[WHAT THE EXERCISE ASKS] Render the material again word for word, skipping the pictures in it.

[MATERIAL]
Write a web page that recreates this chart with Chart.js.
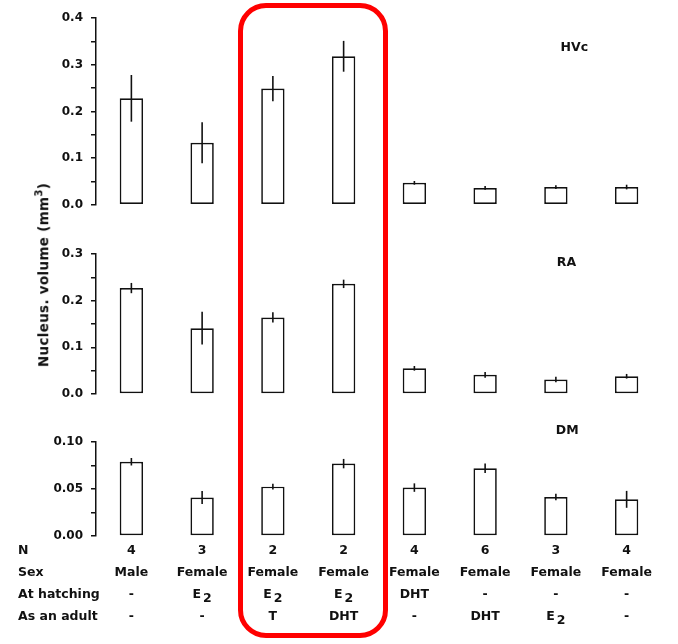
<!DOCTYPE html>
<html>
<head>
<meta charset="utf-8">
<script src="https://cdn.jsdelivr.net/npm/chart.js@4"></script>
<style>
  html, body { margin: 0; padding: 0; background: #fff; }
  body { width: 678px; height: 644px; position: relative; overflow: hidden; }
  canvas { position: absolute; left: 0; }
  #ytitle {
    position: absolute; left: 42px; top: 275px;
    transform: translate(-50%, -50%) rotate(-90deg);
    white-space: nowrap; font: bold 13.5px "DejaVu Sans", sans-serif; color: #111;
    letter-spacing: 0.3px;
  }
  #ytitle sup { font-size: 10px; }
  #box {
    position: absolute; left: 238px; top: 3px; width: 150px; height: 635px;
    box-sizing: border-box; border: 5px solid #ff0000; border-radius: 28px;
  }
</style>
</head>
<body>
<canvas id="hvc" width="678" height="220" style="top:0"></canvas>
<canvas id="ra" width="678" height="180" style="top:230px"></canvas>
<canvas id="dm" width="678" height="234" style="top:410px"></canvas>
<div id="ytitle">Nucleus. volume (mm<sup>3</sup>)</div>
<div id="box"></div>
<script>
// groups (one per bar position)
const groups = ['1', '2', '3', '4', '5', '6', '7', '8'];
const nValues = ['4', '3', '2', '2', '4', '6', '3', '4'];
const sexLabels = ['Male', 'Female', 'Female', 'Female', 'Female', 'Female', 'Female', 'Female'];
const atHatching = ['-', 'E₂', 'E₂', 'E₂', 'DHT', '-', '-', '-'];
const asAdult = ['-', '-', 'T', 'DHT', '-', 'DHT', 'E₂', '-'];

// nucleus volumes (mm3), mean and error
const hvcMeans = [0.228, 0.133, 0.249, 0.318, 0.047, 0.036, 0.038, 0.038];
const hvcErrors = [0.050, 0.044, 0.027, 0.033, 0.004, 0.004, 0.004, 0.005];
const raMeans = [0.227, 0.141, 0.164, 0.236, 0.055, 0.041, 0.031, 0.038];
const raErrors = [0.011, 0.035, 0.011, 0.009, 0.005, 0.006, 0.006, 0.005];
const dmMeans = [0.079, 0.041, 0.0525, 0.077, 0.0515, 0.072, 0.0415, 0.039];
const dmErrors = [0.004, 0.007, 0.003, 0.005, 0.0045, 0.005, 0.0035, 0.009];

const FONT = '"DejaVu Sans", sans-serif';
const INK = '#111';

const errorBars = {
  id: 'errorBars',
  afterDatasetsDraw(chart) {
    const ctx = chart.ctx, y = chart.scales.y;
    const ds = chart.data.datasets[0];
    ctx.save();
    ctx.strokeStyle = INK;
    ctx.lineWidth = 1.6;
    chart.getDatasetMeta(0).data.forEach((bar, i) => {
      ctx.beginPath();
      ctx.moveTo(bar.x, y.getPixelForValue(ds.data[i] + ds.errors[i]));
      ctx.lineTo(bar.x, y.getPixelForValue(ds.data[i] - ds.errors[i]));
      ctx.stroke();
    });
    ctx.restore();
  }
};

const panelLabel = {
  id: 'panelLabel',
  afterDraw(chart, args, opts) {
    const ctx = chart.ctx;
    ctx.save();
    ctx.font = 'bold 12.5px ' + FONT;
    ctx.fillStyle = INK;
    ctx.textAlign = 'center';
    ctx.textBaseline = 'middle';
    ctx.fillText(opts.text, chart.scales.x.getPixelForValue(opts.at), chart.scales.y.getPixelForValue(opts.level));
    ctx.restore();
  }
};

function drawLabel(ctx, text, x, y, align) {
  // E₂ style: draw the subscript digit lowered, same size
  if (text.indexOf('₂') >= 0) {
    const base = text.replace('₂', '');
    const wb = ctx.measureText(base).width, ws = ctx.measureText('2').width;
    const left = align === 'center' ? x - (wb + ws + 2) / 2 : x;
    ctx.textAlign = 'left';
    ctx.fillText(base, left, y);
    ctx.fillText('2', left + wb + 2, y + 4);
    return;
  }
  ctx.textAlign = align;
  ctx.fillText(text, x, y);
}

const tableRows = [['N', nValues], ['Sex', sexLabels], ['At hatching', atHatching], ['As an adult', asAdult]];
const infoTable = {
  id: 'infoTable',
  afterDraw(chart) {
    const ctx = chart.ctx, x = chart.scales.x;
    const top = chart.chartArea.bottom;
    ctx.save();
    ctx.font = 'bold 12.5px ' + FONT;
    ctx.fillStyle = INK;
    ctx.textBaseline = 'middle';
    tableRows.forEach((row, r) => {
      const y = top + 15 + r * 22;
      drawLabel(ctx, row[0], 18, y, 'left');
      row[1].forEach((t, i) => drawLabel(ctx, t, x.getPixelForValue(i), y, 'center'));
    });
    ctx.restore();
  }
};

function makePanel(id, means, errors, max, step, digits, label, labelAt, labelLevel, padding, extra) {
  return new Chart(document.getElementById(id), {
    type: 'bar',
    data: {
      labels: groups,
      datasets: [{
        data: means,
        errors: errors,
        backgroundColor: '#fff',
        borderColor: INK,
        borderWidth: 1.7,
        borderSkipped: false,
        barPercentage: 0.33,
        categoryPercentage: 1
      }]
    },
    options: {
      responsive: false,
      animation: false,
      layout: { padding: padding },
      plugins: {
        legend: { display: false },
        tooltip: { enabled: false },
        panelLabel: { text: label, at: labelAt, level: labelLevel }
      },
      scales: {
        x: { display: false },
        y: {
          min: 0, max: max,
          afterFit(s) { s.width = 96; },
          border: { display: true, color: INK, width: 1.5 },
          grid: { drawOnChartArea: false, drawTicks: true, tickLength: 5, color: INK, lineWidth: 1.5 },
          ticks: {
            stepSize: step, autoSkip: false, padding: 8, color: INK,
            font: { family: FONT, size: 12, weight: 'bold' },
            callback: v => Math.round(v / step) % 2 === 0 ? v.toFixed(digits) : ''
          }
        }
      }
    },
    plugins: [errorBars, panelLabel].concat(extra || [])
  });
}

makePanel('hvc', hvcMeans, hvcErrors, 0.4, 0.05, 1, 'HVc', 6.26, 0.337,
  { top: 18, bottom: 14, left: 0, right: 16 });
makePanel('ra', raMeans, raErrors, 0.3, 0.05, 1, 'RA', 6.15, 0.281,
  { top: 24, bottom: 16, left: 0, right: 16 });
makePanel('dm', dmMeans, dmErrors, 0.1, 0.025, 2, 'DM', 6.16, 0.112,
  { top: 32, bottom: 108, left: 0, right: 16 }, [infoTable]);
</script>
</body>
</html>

[FINAL RESULT]
Write a web page that recreates this chart with Chart.js.
<!DOCTYPE html>
<html>
<head>
<meta charset="utf-8">
<script src="https://cdn.jsdelivr.net/npm/chart.js@4"></script>
<style>
  html, body { margin: 0; padding: 0; background: #fff; }
  body { width: 678px; height: 644px; position: relative; overflow: hidden; }
  canvas { position: absolute; left: 0; }
  #ytitle {
    position: absolute; left: 42px; top: 275px;
    transform: translate(-50%, -50%) rotate(-90deg);
    white-space: nowrap; font: bold 13.5px "DejaVu Sans", sans-serif; color: #111;
    letter-spacing: 0.3px;
  }
  #ytitle sup { font-size: 10px; }
  #box {
    position: absolute; left: 238px; top: 3px; width: 150px; height: 635px;
    box-sizing: border-box; border: 5px solid #ff0000; border-radius: 28px;
  }
</style>
</head>
<body>
<canvas id="hvc" width="678" height="220" style="top:0"></canvas>
<canvas id="ra" width="678" height="180" style="top:230px"></canvas>
<canvas id="dm" width="678" height="234" style="top:410px"></canvas>
<div id="ytitle">Nucleus. volume (mm<sup>3</sup>)</div>
<div id="box"></div>
<script>
// groups (one per bar position)
const groups = ['1', '2', '3', '4', '5', '6', '7', '8'];
const nValues = ['4', '3', '2', '2', '4', '6', '3', '4'];
const sexLabels = ['Male', 'Female', 'Female', 'Female', 'Female', 'Female', 'Female', 'Female'];
const atHatching = ['-', 'E₂', 'E₂', 'E₂', 'DHT', '-', '-', '-'];
const asAdult = ['-', '-', 'T', 'DHT', '-', 'DHT', 'E₂', '-'];

// nucleus volumes (mm3), mean and error
const hvcMeans = [0.228, 0.133, 0.249, 0.318, 0.047, 0.036, 0.038, 0.038];
const hvcErrors = [0.050, 0.044, 0.027, 0.033, 0.004, 0.004, 0.004, 0.005];
const raMeans = [0.227, 0.141, 0.164, 0.236, 0.055, 0.041, 0.031, 0.038];
const raErrors = [0.011, 0.035, 0.011, 0.009, 0.005, 0.006, 0.006, 0.005];
const dmMeans = [0.079, 0.041, 0.0525, 0.077, 0.0515, 0.072, 0.0415, 0.039];
const dmErrors = [0.004, 0.007, 0.003, 0.005, 0.0045, 0.005, 0.0035, 0.009];

const FONT = '"DejaVu Sans", sans-serif';
const INK = '#111';

const errorBars = {
  id: 'errorBars',
  afterDatasetsDraw(chart) {
    const ctx = chart.ctx, y = chart.scales.y;
    const ds = chart.data.datasets[0];
    ctx.save();
    ctx.strokeStyle = INK;
    ctx.lineWidth = 1.6;
    chart.getDatasetMeta(0).data.forEach((bar, i) => {
      ctx.beginPath();
      ctx.moveTo(bar.x, y.getPixelForValue(ds.data[i] + ds.errors[i]));
      ctx.lineTo(bar.x, y.getPixelForValue(ds.data[i] - ds.errors[i]));
      ctx.stroke();
    });
    ctx.restore();
  }
};

const panelLabel = {
  id: 'panelLabel',
  afterDraw(chart, args, opts) {
    const ctx = chart.ctx;
    ctx.save();
    ctx.font = 'bold 12.5px ' + FONT;
    ctx.fillStyle = INK;
    ctx.textAlign = 'center';
    ctx.textBaseline = 'middle';
    ctx.fillText(opts.text, chart.scales.x.getPixelForValue(opts.at), chart.scales.y.getPixelForValue(opts.level));
    ctx.restore();
  }
};

function drawLabel(ctx, text, x, y, align) {
  // E₂ style: draw the subscript digit lowered, same size
  if (text.indexOf('₂') >= 0) {
    const base = text.replace('₂', '');
    const wb = ctx.measureText(base).width, ws = ctx.measureText('2').width;
    const left = align === 'center' ? x - (wb + ws + 2) / 2 : x;
    ctx.textAlign = 'left';
    ctx.fillText(base, left, y);
    ctx.fillText('2', left + wb + 2, y + 4);
    return;
  }
  ctx.textAlign = align;
  ctx.fillText(text, x, y);
}

const tableRows = [['N', nValues], ['Sex', sexLabels], ['At hatching', atHatching], ['As an adult', asAdult]];
const infoTable = {
  id: 'infoTable',
  afterDraw(chart) {
    const ctx = chart.ctx, x = chart.scales.x;
    const top = chart.chartArea.bottom;
    ctx.save();
    ctx.font = 'bold 12.5px ' + FONT;
    ctx.fillStyle = INK;
    ctx.textBaseline = 'middle';
    tableRows.forEach((row, r) => {
      const y = top + 15 + r * 22;
      drawLabel(ctx, row[0], 18, y, 'left');
      row[1].forEach((t, i) => drawLabel(ctx, t, x.getPixelForValue(i), y, 'center'));
    });
    ctx.restore();
  }
};

function makePanel(id, means, errors, max, step, digits, label, labelAt, labelLevel, padding, extra) {
  return new Chart(document.getElementById(id), {
    type: 'bar',
    data: {
      labels: groups,
      datasets: [{
        data: means,
        errors: errors,
        backgroundColor: '#fff',
        borderColor: INK,
        borderWidth: 1.7,
        borderSkipped: false,
        barPercentage: 0.33,
        categoryPercentage: 1
      }]
    },
    options: {
      responsive: false,
      animation: false,
      layout: { padding: padding },
      plugins: {
        legend: { display: false },
        tooltip: { enabled: false },
        panelLabel: { text: label, at: labelAt, level: labelLevel }
      },
      scales: {
        x: { display: false },
        y: {
          min: 0, max: max,
          afterFit(s) { s.width = 96; },
          border: { display: true, color: INK, width: 1.5 },
          grid: { drawOnChartArea: false, drawTicks: true, tickLength: 5, color: INK, lineWidth: 1.5 },
          ticks: {
            stepSize: step, autoSkip: false, padding: 8, color: INK,
            font: { family: FONT, size: 12, weight: 'bold' },
            callback: v => Math.round(v / step) % 2 === 0 ? v.toFixed(digits) : ''
          }
        }
      }
    },
    plugins: [errorBars, panelLabel].concat(extra || [])
  });
}

makePanel('hvc', hvcMeans, hvcErrors, 0.4, 0.05, 1, 'HVc', 6.26, 0.337,
  { top: 18, bottom: 14, left: 0, right: 16 });
makePanel('ra', raMeans, raErrors, 0.3, 0.05, 1, 'RA', 6.15, 0.281,
  { top: 24, bottom: 16, left: 0, right: 16 });
makePanel('dm', dmMeans, dmErrors, 0.1, 0.025, 2, 'DM', 6.16, 0.112,
  { top: 32, bottom: 108, left: 0, right: 16 }, [infoTable]);
</script>
</body>
</html>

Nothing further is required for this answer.